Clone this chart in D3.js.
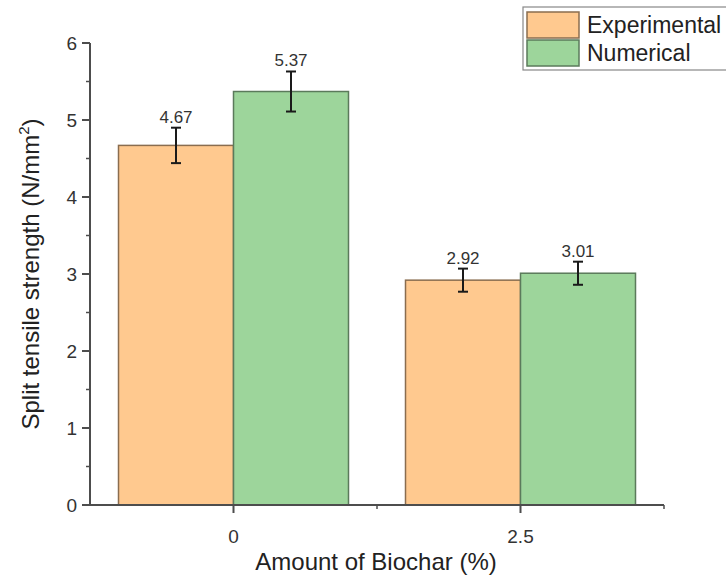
<!DOCTYPE html>
<html>
<head>
<meta charset="utf-8">
<script src="https://cdn.jsdelivr.net/npm/d3@7"></script>
<style>
  html, body { margin: 0; padding: 0; background: #fff; }
  svg { display: block; font-family: "Liberation Sans", Arial, sans-serif; }
</style>
</head>
<body>
<svg id="chart" width="726" height="578"></svg>
<script>
const categories = ["0", "2.5"];
const seriesNames = ["Experimental", "Numerical"];
const experimental = [4.67, 2.92];
const numerical = [5.37, 3.01];
const experimentalErr = [0.23, 0.15];
const numericalErr = [0.26, 0.15];
const yTicks = [0, 1, 2, 3, 4, 5, 6];
const yMinorTicks = [0.5, 1.5, 2.5, 3.5, 4.5, 5.5];
const seriesColors = ["#FFC98F", "#9DD59B"];
const seriesStroke = ["#8a6d4f", "#5b7a5b"];

const svg = d3.select("#chart");
const plotLeft = 90, plotRight = 664, plotTop = 43, plotBottom = 505;
const axisColor = "#4d4d4d";

const x = d3.scalePoint().domain(categories).range([plotLeft, plotRight]).padding(0.5);
const xs = d3.scaleBand().domain(seriesNames).range([-115, 115]).padding(0);
const y = d3.scaleLinear().domain([0, 6]).range([plotBottom, plotTop]);

const rows = categories.map((c, i) => ({
  cat: c,
  vals: [
    { s: seriesNames[0], v: experimental[i], e: experimentalErr[i], k: 0 },
    { s: seriesNames[1], v: numerical[i], e: numericalErr[i], k: 1 }
  ]
}));

// Bars
const g = svg.append("g");
const groups = g.selectAll("g.grp").data(rows).enter().append("g")
  .attr("transform", d => `translate(${x(d.cat)},0)`);

groups.selectAll("rect").data(d => d.vals).enter().append("rect")
  .attr("x", d => xs(d.s))
  .attr("width", xs.bandwidth())
  .attr("y", d => y(d.v))
  .attr("height", d => y(0) - y(d.v))
  .attr("fill", d => seriesColors[d.k])
  .attr("stroke", d => seriesStroke[d.k])
  .attr("stroke-width", 1.5);

// Error bars
const eb = groups.selectAll("g.err").data(d => d.vals).enter().append("g")
  .attr("transform", d => `translate(${xs(d.s) + xs.bandwidth() / 2},0)`);
eb.append("line").attr("x1", 0).attr("x2", 0)
  .attr("y1", d => y(d.v + d.e)).attr("y2", d => y(d.v - d.e))
  .attr("stroke", "#1a1a1a").attr("stroke-width", 2);
eb.append("line").attr("x1", -5).attr("x2", 5)
  .attr("y1", d => y(d.v + d.e)).attr("y2", d => y(d.v + d.e))
  .attr("stroke", "#1a1a1a").attr("stroke-width", 2);
eb.append("line").attr("x1", -5).attr("x2", 5)
  .attr("y1", d => y(d.v - d.e)).attr("y2", d => y(d.v - d.e))
  .attr("stroke", "#1a1a1a").attr("stroke-width", 2);
eb.append("text")
  .attr("x", 0).attr("y", d => y(d.v + d.e) - 5)
  .attr("text-anchor", "middle")
  .attr("font-size", 17).attr("fill", "#333")
  .text(d => d.v.toFixed(2));

// Y axis
const yAxis = svg.append("g");
yAxis.append("line").attr("x1", plotLeft).attr("x2", plotLeft).attr("y1", plotTop).attr("y2", plotBottom + 1)
  .attr("stroke", axisColor).attr("stroke-width", 2);
yAxis.selectAll("line.maj").data(yTicks).enter().append("line")
  .attr("x1", plotLeft - 8).attr("x2", plotLeft).attr("y1", d => y(d)).attr("y2", d => y(d))
  .attr("stroke", axisColor).attr("stroke-width", 2);
yAxis.selectAll("line.min").data(yMinorTicks).enter().append("line")
  .attr("x1", plotLeft - 4).attr("x2", plotLeft).attr("y1", d => y(d)).attr("y2", d => y(d))
  .attr("stroke", axisColor).attr("stroke-width", 1.5);
yAxis.selectAll("text").data(yTicks).enter().append("text")
  .attr("x", plotLeft - 13).attr("y", d => y(d)).attr("dy", "0.35em")
  .attr("text-anchor", "end").attr("font-size", 19).attr("fill", "#333")
  .text(d => d);

// X axis
const xAxis = svg.append("g");
xAxis.append("line").attr("x1", plotLeft - 1).attr("x2", plotRight).attr("y1", plotBottom).attr("y2", plotBottom)
  .attr("stroke", axisColor).attr("stroke-width", 2);
xAxis.selectAll("line.maj").data(categories).enter().append("line")
  .attr("x1", d => x(d)).attr("x2", d => x(d)).attr("y1", plotBottom).attr("y2", plotBottom + 8)
  .attr("stroke", axisColor).attr("stroke-width", 2);
const xMinor = [(x(categories[0]) + x(categories[1])) / 2, plotRight];
xAxis.selectAll("line.min").data(xMinor).enter().append("line")
  .attr("x1", d => d).attr("x2", d => d).attr("y1", plotBottom).attr("y2", plotBottom + 4)
  .attr("stroke", axisColor).attr("stroke-width", 1.5);
xAxis.selectAll("text").data(categories).enter().append("text")
  .attr("x", d => x(d)).attr("y", 543)
  .attr("text-anchor", "middle").attr("font-size", 19).attr("fill", "#333")
  .text(d => d);

// Axis titles
svg.append("text").attr("x", (plotLeft + plotRight) / 2 - 1).attr("y", 570)
  .attr("text-anchor", "middle").attr("font-size", 24).attr("fill", "#222")
  .text("Amount of Biochar (%)");

const yt = svg.append("text")
  .attr("transform", `translate(39,${(plotTop + plotBottom) / 2}) rotate(-90)`)
  .attr("text-anchor", "middle").attr("font-size", 24).attr("fill", "#222");
yt.append("tspan").text("Split tensile strength (N/mm");
yt.append("tspan").attr("font-size", 15).attr("dy", -10).text("2");
yt.append("tspan").attr("dy", 10).text(")");

// Legend
const lg = svg.append("g");
lg.append("rect").attr("x", 523).attr("y", 7).attr("width", 210).attr("height", 63)
  .attr("fill", "#fff").attr("stroke", "#888").attr("stroke-width", 1.2);
const li = lg.selectAll("g.li").data(seriesNames).enter().append("g")
  .attr("transform", (d, i) => `translate(527,${12 + i * 28})`);
li.append("rect").attr("width", 52).attr("height", 26)
  .attr("fill", (d, i) => seriesColors[i])
  .attr("stroke", (d, i) => seriesStroke[i]).attr("stroke-width", 1.5);
li.append("text").attr("x", 60).attr("y", 13).attr("dy", "0.35em")
  .attr("font-size", 23).attr("fill", "#222").text(d => d);
</script>
</body>
</html>
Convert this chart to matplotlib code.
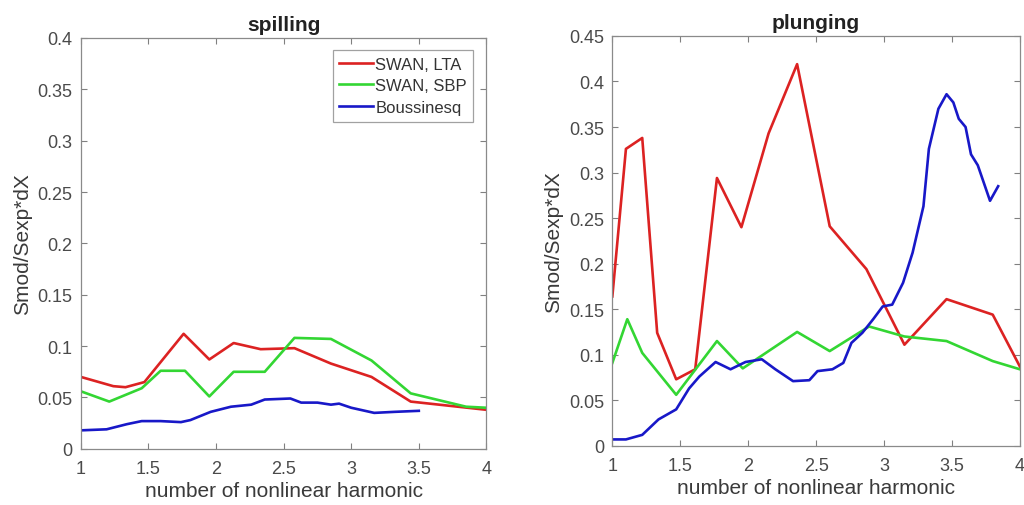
import numpy as np
import matplotlib
matplotlib.use("Agg")
from matplotlib import pyplot as plt

plt.rcParams['font.family'] = ['Liberation Sans', 'DejaVu Sans']

# spilling breaker case
spill_lta_x = [1.0, 1.24, 1.33, 1.47, 1.76, 1.95, 2.13, 2.33, 2.58, 2.85, 3.15, 3.44, 4.0]
spill_lta_y = [0.070, 0.061, 0.060, 0.065, 0.112, 0.087, 0.103, 0.097, 0.098, 0.083, 0.070, 0.046, 0.038]
spill_sbp_x = [1.0, 1.21, 1.45, 1.59, 1.77, 1.95, 2.13, 2.36, 2.58, 2.85, 3.15, 3.44, 3.85, 4.0]
spill_sbp_y = [0.056, 0.046, 0.059, 0.076, 0.076, 0.051, 0.075, 0.075, 0.108, 0.107, 0.086, 0.054, 0.041, 0.040]
spill_bous_x = [1.0, 1.19, 1.34, 1.45, 1.59, 1.74, 1.81, 1.96, 2.11, 2.26, 2.36, 2.55, 2.63,
                2.75, 2.85, 2.91, 3.0, 3.17, 3.32, 3.5]
spill_bous_y = [0.018, 0.019, 0.024, 0.027, 0.027, 0.026, 0.028, 0.036, 0.041, 0.043, 0.048, 0.049, 0.045,
                0.045, 0.043, 0.044, 0.040, 0.035, 0.036, 0.037]

# plunging breaker case
plunge_lta_x = [1.0, 1.10, 1.22, 1.33, 1.47, 1.61, 1.77, 1.95, 2.15, 2.36, 2.60, 2.87, 3.15, 3.46, 3.80, 4.0]
plunge_lta_y = [0.164, 0.326, 0.338, 0.124, 0.073, 0.084, 0.294, 0.240, 0.343, 0.419, 0.241, 0.194, 0.111,
                0.161, 0.144, 0.087]
plunge_sbp_x = [1.0, 1.11, 1.22, 1.47, 1.77, 1.96, 2.36, 2.60, 2.89, 3.15, 3.46, 3.80, 4.0]
plunge_sbp_y = [0.091, 0.139, 0.102, 0.056, 0.115, 0.085, 0.125, 0.104, 0.131, 0.120, 0.115, 0.093, 0.084]
plunge_bous_x = [1.0, 1.10, 1.22, 1.34, 1.47, 1.565, 1.64, 1.76, 1.87, 1.98, 2.10, 2.20, 2.33, 2.45, 2.51,
                 2.62, 2.70, 2.76, 2.84, 2.92, 2.99, 3.06, 3.14, 3.21, 3.29, 3.33, 3.40, 3.46, 3.51, 3.55,
                 3.60, 3.64, 3.69, 3.78, 3.84]
plunge_bous_y = [0.007, 0.007, 0.012, 0.029, 0.040, 0.063, 0.076, 0.092, 0.084, 0.092, 0.095, 0.084, 0.071,
                 0.072, 0.082, 0.084, 0.091, 0.113, 0.124, 0.139, 0.153, 0.155, 0.179, 0.212, 0.263, 0.326,
                 0.370, 0.386, 0.377, 0.359, 0.350, 0.320, 0.308, 0.269, 0.285]

labels = ['SWAN, LTA', 'SWAN, SBP', 'Boussinesq']
colors = ['#dc2222', '#33d633', '#1818c8']
xticks = [1, 1.5, 2, 2.5, 3, 3.5, 4]
xtick_labels = ['1', '1.5', '2', '2.5', '3', '3.5', '4']


def style_axes(ax, title, ymax, ystep):
    ax.set_xlim(1, 4)
    ax.set_ylim(0, ymax)
    ax.set_xticks(xticks)
    ax.set_xticklabels(xtick_labels)
    yt = np.round(np.arange(0, ymax + 1e-9, ystep), 2)
    ax.set_yticks(yt)
    ax.set_yticklabels(['%g' % v for v in yt])
    ax.tick_params(direction='in', top=True, right=True, length=4, width=0.8,
                   colors='#808080', labelcolor='#4a4a4a', labelsize=13)
    ax.tick_params(axis='x', pad=8)
    ax.tick_params(axis='y', pad=6)
    for s in ax.spines.values():
        s.set_color('#8a8a8a')
        s.set_linewidth(0.9)
    ax.set_title(title, fontsize=15, fontweight='bold', color='#222222', pad=6)
    ax.set_xlabel('number of nonlinear harmonic', fontsize=15, color='#3a3a3a', labelpad=3)
    ax.set_ylabel('Smod/Sexp*dX', fontsize=15, color='#3a3a3a', labelpad=4)


fig = plt.figure(figsize=(10.24, 5.06), dpi=100)
ax1 = fig.add_axes([0.079, 0.111, 0.396, 0.812])
ax2 = fig.add_axes([0.598, 0.117, 0.398, 0.810])

for xs, ys, c, lab in zip([spill_lta_x, spill_sbp_x, spill_bous_x],
                          [spill_lta_y, spill_sbp_y, spill_bous_y], colors, labels):
    ax1.plot(xs, ys, color=c, lw=1.9, label=lab)
for xs, ys, c in zip([plunge_lta_x, plunge_sbp_x, plunge_bous_x],
                     [plunge_lta_y, plunge_sbp_y, plunge_bous_y], colors):
    ax2.plot(xs, ys, color=c, lw=1.9)

style_axes(ax1, 'spilling', 0.4, 0.05)
style_axes(ax2, 'plunging', 0.45, 0.05)

leg = ax1.legend(loc='upper right', fontsize=12, frameon=True, fancybox=False,
                 handlelength=2.0, handletextpad=0.15, borderpad=0.4, labelspacing=0.4,
                 borderaxespad=0, bbox_to_anchor=(0.968, 0.971))
leg.get_frame().set_edgecolor('#8a8a8a')
leg.get_frame().set_linewidth(0.9)
for t in leg.get_texts():
    t.set_color('#333333')

fig.savefig('out.png', dpi=100)
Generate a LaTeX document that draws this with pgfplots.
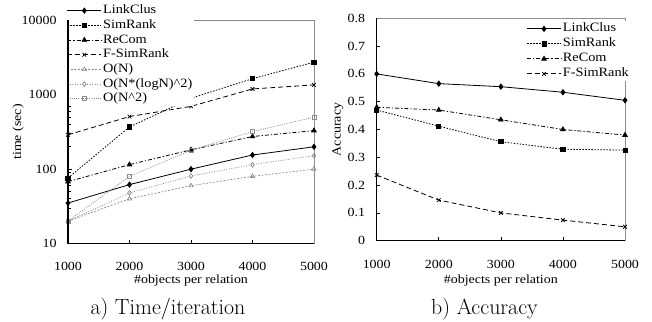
\documentclass[border=0pt]{standalone}
\usepackage{fontspec}
\setmainfont[FakeStretch=1.12]{Liberation Serif}
\newfontfamily\lmfont{Latin Modern Roman}
\usepackage{pgfplots}
\pgfplotsset{compat=1.18}
\begin{document}
\begin{tikzpicture}
\path (0bp,0bp) rectangle (652bp,322bp);
\pgfplotsset{
  mybase/.style={
    scale only axis,
    anchor=south west,
    axis line style={draw=black!45, line width=0.6bp},
    tick style={black, line width=0.6bp},
    major tick length=3.5bp,
    tick align=inside,
    xtick pos=bottom, ytick pos=left,
    xmin=1000, xmax=5000,
    xtick={1000,2000,3000,4000,5000},
    xticklabels={1000,2000,3000,4000,5000},
    xticklabel style={yshift=-15.6bp},
    yticklabel style={xshift=-8bp},
    tick label style={font=\fontsize{12.5}{14}\selectfont},
    label style={font=\fontsize{12.5}{14}\selectfont},
    xlabel={\#objects per relation},
    legend cell align=left,
    legend image code/.code={\draw[mark repeat=2,mark phase=2,##1] plot coordinates {(0bp,0bp)(17bp,0bp)(34bp,0bp)};},
    legend style={draw=none, fill=white, inner sep=0pt, row sep=0pt,
      font=\fontsize{12.8}{13}\selectfont,
      nodes={text height=9bp, text depth=3bp, inner sep=1.35bp}},
  },
  sLink/.style={black, line width=0.8bp, mark=diamond*, mark size=2.6bp, mark options={solid}},
  sSim/.style={black, line width=0.8bp, dash pattern=on 1.5bp off 1.5bp, mark=square*, mark size=2.1bp, mark options={solid}},
  sRe/.style={black, line width=0.8bp, dash pattern=on 4bp off 2bp on 1.2bp off 2bp, mark=triangle*, mark size=2.6bp, mark options={solid}},
  sF/.style={black, line width=0.8bp, dash pattern=on 5bp off 3bp, mark=x, mark size=2.6bp, mark options={solid}},
  sN/.style={black!45, line width=0.7bp, dash pattern=on 2bp off 1.5bp, mark=triangle, mark size=2.4bp, mark options={solid}},
  sNL/.style={black!45, line width=0.7bp, dash pattern=on 1bp off 1.5bp, mark=diamond, mark size=2.4bp, mark options={solid}},
  sN2/.style={black!45, line width=0.7bp, dash pattern=on 1bp off 1.2bp, mark=square, mark size=2bp, mark options={solid}},
}
\begin{axis}[mybase, name=L, at={(68bp,78.5bp)}, width=246bp, height=223bp,
  ymode=log, ymin=10, ymax=10000,
  ytick={10,100,1000,10000}, yticklabels={10,100,1000,10000},
  ylabel={time (sec)},
  ylabel style={at={(axis description cs:-0.203,0.5)}, anchor=center},
  xlabel style={at={(axis description cs:0.5,-0.167)}, anchor=center},
  legend style={at={(axis description cs:-0.005,1.078)}, anchor=north west}]
\addplot[sLink] coordinates {(1000,35)(2000,62)(3000,100)(4000,155)(5000,200)};
\addlegendentry{LinkClus}
\addplot[sSim] coordinates {(1000,76)(2000,370)(3000,900)(4000,1650)(5000,2750)};
\addlegendentry{SimRank}
\addplot[sRe] coordinates {(1000,68)(2000,115)(3000,182)(4000,275)(5000,330)};
\addlegendentry{ReCom}
\addplot[sF] coordinates {(1000,290)(2000,510)(3000,700)(4000,1200)(5000,1360)};
\addlegendentry{F-SimRank}
\addplot[sN] coordinates {(1000,20)(2000,40)(3000,60)(4000,80)(5000,100)};
\addlegendentry{O(N)}
\addplot[sNL] coordinates {(1000,20)(2000,48)(3000,81)(4000,115)(5000,152)};
\addlegendentry{O(N*(logN)\textasciicircum 2)}
\addplot[sN2] coordinates {(1000,20)(2000,80)(3000,180)(4000,320)(5000,500)};
\addlegendentry{O(N\textasciicircum 2)}
\end{axis}
\draw[black, line width=1.2bp] (L.north west) -- (L.south west) -- (L.south east);

\begin{axis}[mybase, name=R, at={(376.7bp,81.3bp)}, width=248.3bp, height=222.4bp,
  ymin=0, ymax=0.8,
  ytick={0,0.1,0.2,0.3,0.4,0.5,0.6,0.7,0.8},
  yticklabels={0,0.1,0.2,0.3,0.4,0.5,0.6,0.7,0.8},
  ylabel={Accuracy},
  ylabel style={at={(axis description cs:-0.156,0.5)}, anchor=center},
  xlabel style={at={(axis description cs:0.5,-0.18)}, anchor=center},
  legend style={nodes={text height=9bp, text depth=3bp, inner sep=1.5bp},
    at={(axis description cs:0.603,0.987)}, anchor=north west}]
\addplot[sLink] coordinates {(1000,0.60)(2000,0.565)(3000,0.554)(4000,0.534)(5000,0.505)};
\addlegendentry{LinkClus}
\addplot[sSim] coordinates {(1000,0.47)(2000,0.412)(3000,0.356)(4000,0.329)(5000,0.326)};
\addlegendentry{SimRank}
\addplot[sRe] coordinates {(1000,0.48)(2000,0.47)(3000,0.435)(4000,0.40)(5000,0.38)};
\addlegendentry{ReCom}
\addplot[sF] coordinates {(1000,0.236)(2000,0.146)(3000,0.10)(4000,0.074)(5000,0.05)};
\addlegendentry{F-SimRank}
\end{axis}
\draw[black, line width=1.2bp] (R.north west) -- (R.south west) -- (R.south east);

\node[anchor=base, font=\lmfont\fontsize{22}{26}\selectfont, inner sep=0pt] at (168bp,7.7bp) {a) Time/iteration};
\node[anchor=base, font=\lmfont\fontsize{22}{26}\selectfont, inner sep=0pt] at (484.5bp,7.7bp) {b) Accuracy};
\end{tikzpicture}
\end{document}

▶ **Your goal**: Only lines holding the string "chart" are wanted; gather each one from the entries above.

▶ **Final result**:
Clone this chart in D3.js.
<svg id="chart" width="726" height="578"></svg>
const svg = d3.select("#chart");
Convert this chart to matplotlib code.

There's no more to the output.